TimUntersberger / nog

A tiling window manager for Windows
MIT License
697 stars 20 forks source link

Changing split mode of existing tiles? #264

Closed garymm closed 3 years ago

garymm commented 3 years ago

IIRC, i3 let me change the split mode of existing tiles / windows.

E.g. go from

A
B

to

AB

It's been a while since I used i3. Most recently I used chunkwm, which definitely allowed this.

Does nog support this already? If so, how? If not, consider this a feature request.

Thanks!

ramirezmike commented 3 years ago

I added a "swap_columns_and_rows" feature here a while back that might be what you're looking for... it just takes all rows and turns them into columns and turns all columns into rows.

It's possible that it got lost in a refactor though... I don't see it in the documentation and while the code still exists I don't think it's hooked up to the latest keybinding code. I can take a look at it tomorrow and get a fix for it merged for you.

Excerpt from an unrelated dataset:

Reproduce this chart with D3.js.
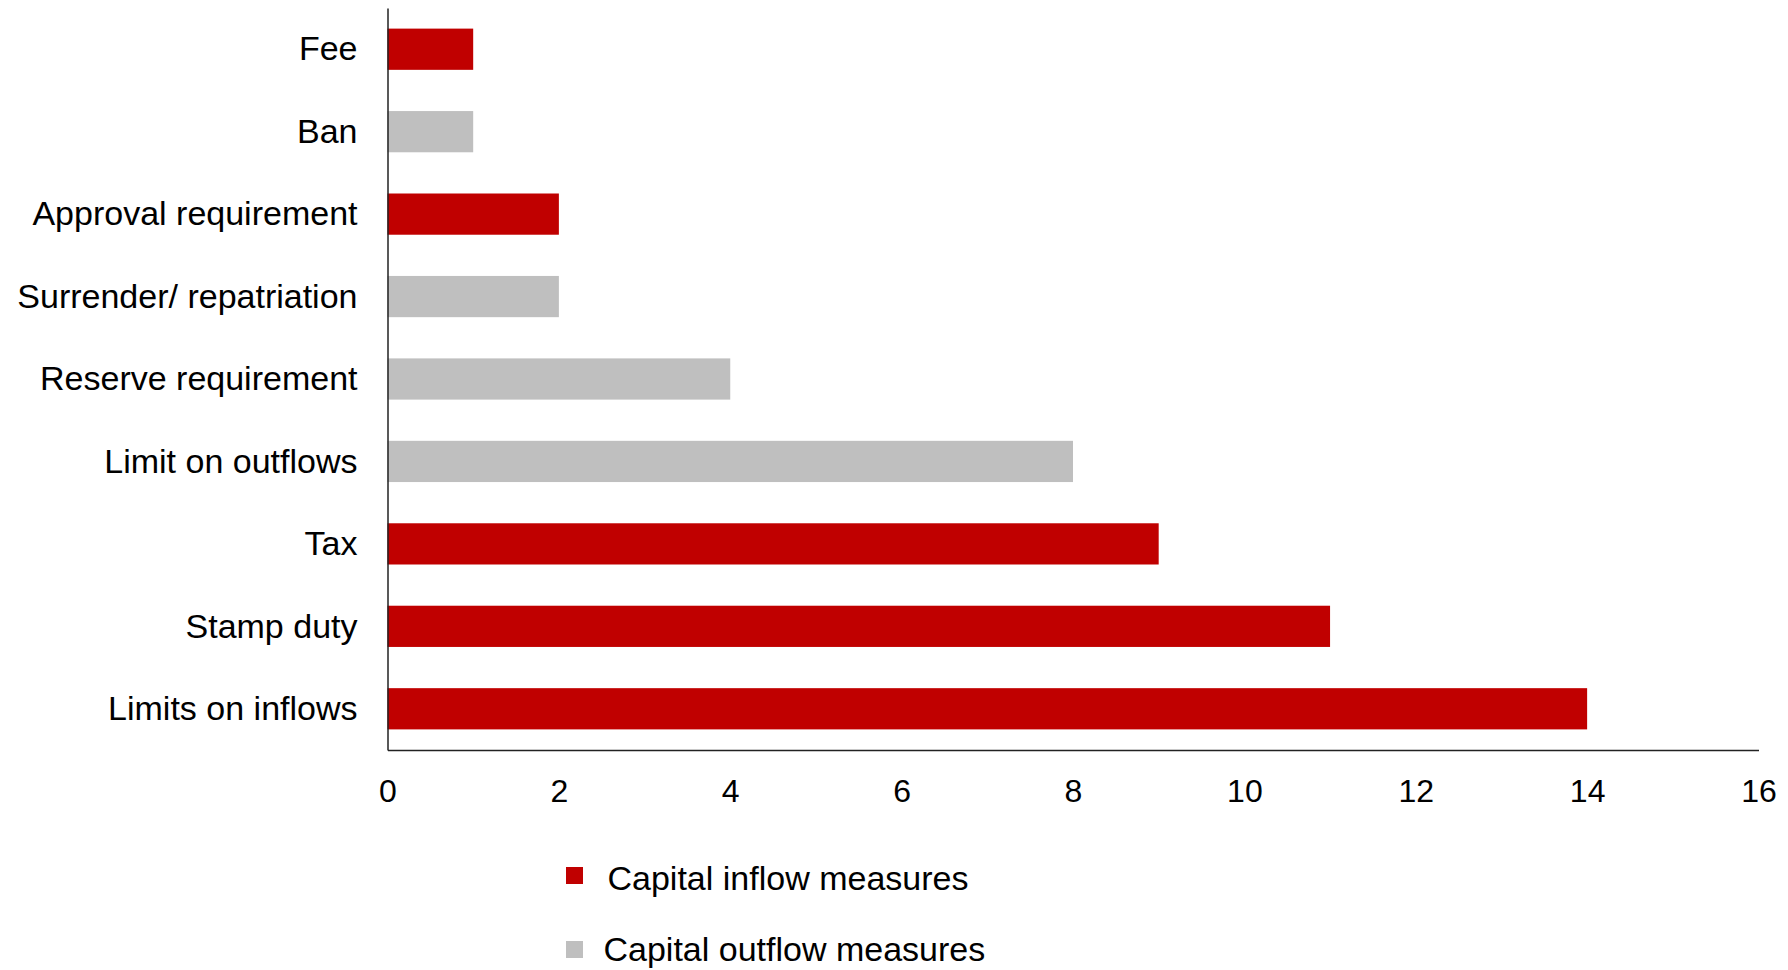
<!DOCTYPE html>
<html>
<head>
<meta charset="utf-8">
<script src="https://cdn.jsdelivr.net/npm/d3@7"></script>
<style>
  html, body { margin: 0; padding: 0; background: #fff; }
  svg { display: block; font-family: "Liberation Sans", Arial, sans-serif; }
</style>
</head>
<body>
<svg id="chart" width="1788" height="970"></svg>
<script>
const categories = ["Fee", "Ban", "Approval requirement", "Surrender/ repatriation", "Reserve requirement", "Limit on outflows", "Tax", "Stamp duty", "Limits on inflows"];
const values = [1, 1, 2, 2, 4, 8, 9, 11, 14];
const seriesType = ["inflow", "outflow", "inflow", "outflow", "outflow", "outflow", "inflow", "inflow", "inflow"];
const xTicks = [0, 2, 4, 6, 8, 10, 12, 14, 16];
const legendLabels = ["Capital inflow measures", "Capital outflow measures"];
const legendKeys = ["inflow", "outflow"];

(function () {
const colors = { inflow: "#C00000", outflow: "#BFBFBF" };

const svg = d3.select("#chart");
const mLeft = 387.5, mRight = 1758.5, mTop = 8, mBottom = 750;

const x = d3.scaleLinear().domain([0, 16]).range([mLeft, mRight]);
const y = d3.scaleBand().domain(categories).range([mTop, mBottom]).paddingInner(0.5).paddingOuter(0.25);

// bars
svg.append("g").selectAll("rect")
  .data(categories)
  .join("rect")
  .attr("x", x(0))
  .attr("y", d => y(d))
  .attr("width", (d, i) => x(values[i]) - x(0))
  .attr("height", y.bandwidth())
  .attr("fill", (d, i) => colors[seriesType[i]]);

// x axis
const xAxis = svg.append("g")
  .attr("transform", `translate(0,${mBottom})`)
  .call(d3.axisBottom(x).tickValues(xTicks).tickSize(0).tickPadding(29).tickFormat(d3.format("d")));
xAxis.select(".domain").attr("stroke", "#222").attr("stroke-width", 1.5);
xAxis.selectAll("text").attr("font-size", 32).attr("fill", "#000").attr("font-family", "'Liberation Sans', Arial, sans-serif");

// y axis
const yAxis = svg.append("g")
  .attr("transform", `translate(${mLeft},0)`)
  .call(d3.axisLeft(y).tickSize(0).tickPadding(30));
yAxis.select(".domain").attr("stroke", "#222").attr("stroke-width", 1.5);
yAxis.selectAll("text").attr("font-size", 34).attr("fill", "#000").attr("font-family", "'Liberation Sans', Arial, sans-serif").attr("dy", "0.33em");

// legend
const legend = svg.append("g");
const squareY = [867, 941];
const textX = [607.5, 603.5];
const textBase = [890, 961];
legendKeys.forEach((k, i) => {
  legend.append("rect")
    .attr("x", 566).attr("y", squareY[i])
    .attr("width", 17).attr("height", 17)
    .attr("fill", colors[k]);
  legend.append("text")
    .attr("x", textX[i])
    .attr("y", textBase[i])
    .attr("font-size", 34)
    .attr("fill", "#000")
    .text(legendLabels[i]);
});
})();
</script>
</body>
</html>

ramirezmike commented 3 years ago

I made #265 to fix this. Let me know if this build works for you and I'll merge it

The binding should be like this

bind("Alt+R", () => nog.workspace.swap_columns_and_rows())

garymm commented 3 years ago

Thanks for the fast response! Tried it out for a few minutes and it seems to work.

In summary I think this will do nicely for now.

More commentary: I have a vague memory that this is somehow different from what chunkwm and i3 did. I think they only swapped the orientation of the current window with regards to its siblings but not its parents. I can imagine particular rearrangements that would take several steps to accomplish using this that might be trivial with a "swap orientation of this window and its siblings" feature. However until I use it for at least a few days I don't have a strong reason to prefer one over the other, so I will try this out and hopefully be content.

ramirezmike commented 3 years ago

More commentary: I have a vague memory that this is somehow different from what chunkwm and i3 did. I think they only swapped the orientation of the current window with regards to its siblings but not its parents. I can imagine particular rearrangements that would take several steps to accomplish using this that might be trivial with a "swap orientation of this window and its siblings" feature. However until I use it for at least a few days I don't have a strong reason to prefer one over the other, so I will try this out and hopefully be content.

Not sure how you still feel about this but just for more background on this. The way the tiling is tracked in nog uses a tree that follows a couple rules, one of which is preventing a child node from being the same type as its direct parent node. That is, it prevents situations like a column node that has a child that is also columns.

AAABBBCCDD
AAABBBCCDD
AAABBBCCDD

Something like the above would be represented like this in the graph.

             C1
          / | | \
         A  B C  D

And something like this with columns and rows...

AAABBBCCCC
AAABBBDDDD

Is represented like this

 C1
/ | \
A B R1
    / \
    C D

If you were to go to the C/D tiles and try to convert them into columns, it would create an "invalid" graph like this (R1 turns to C2)

 C1
/ | \
A B C2
    / \
    C D

In a simple graph like this, it's not too bad to deal with, but allowing this capability starts to introduce edge cases on more nested graphs and then there's a question of whether things should be tracked so that you could go back to the C/D and switch only those two back to rows.

The alternative is to focus C and move it out into a column using the move_out keybinding which will convert C and D into columns under the parent C1 node. And if you want to revert it back into rows you would select either C or D and use the move_in keybinding to do that.

I personally use a mode config that uses these keybindings

    bind("Alt+H", () => nog.workspace.move_in("Left"))
    bind("Alt+J", () => nog.workspace.move_in("Down"))
    bind("Alt+K", () => nog.workspace.move_in("Up"))
    bind("Alt+L", () => nog.workspace.move_in("Right"))

    bind("Alt+Shift+H", () => nog.workspace.move_out("Left"))
    bind("Alt+Shift+J", () => nog.workspace.move_out("Down"))
    bind("Alt+Shift+K", () => nog.workspace.move_out("Up"))
    bind("Alt+Shift+L", () => nog.workspace.move_out("Right"))
ramirezmike commented 3 years ago

I have an updated version of this that is post-lua config changes here #265

I'll close this issue once that has been merged.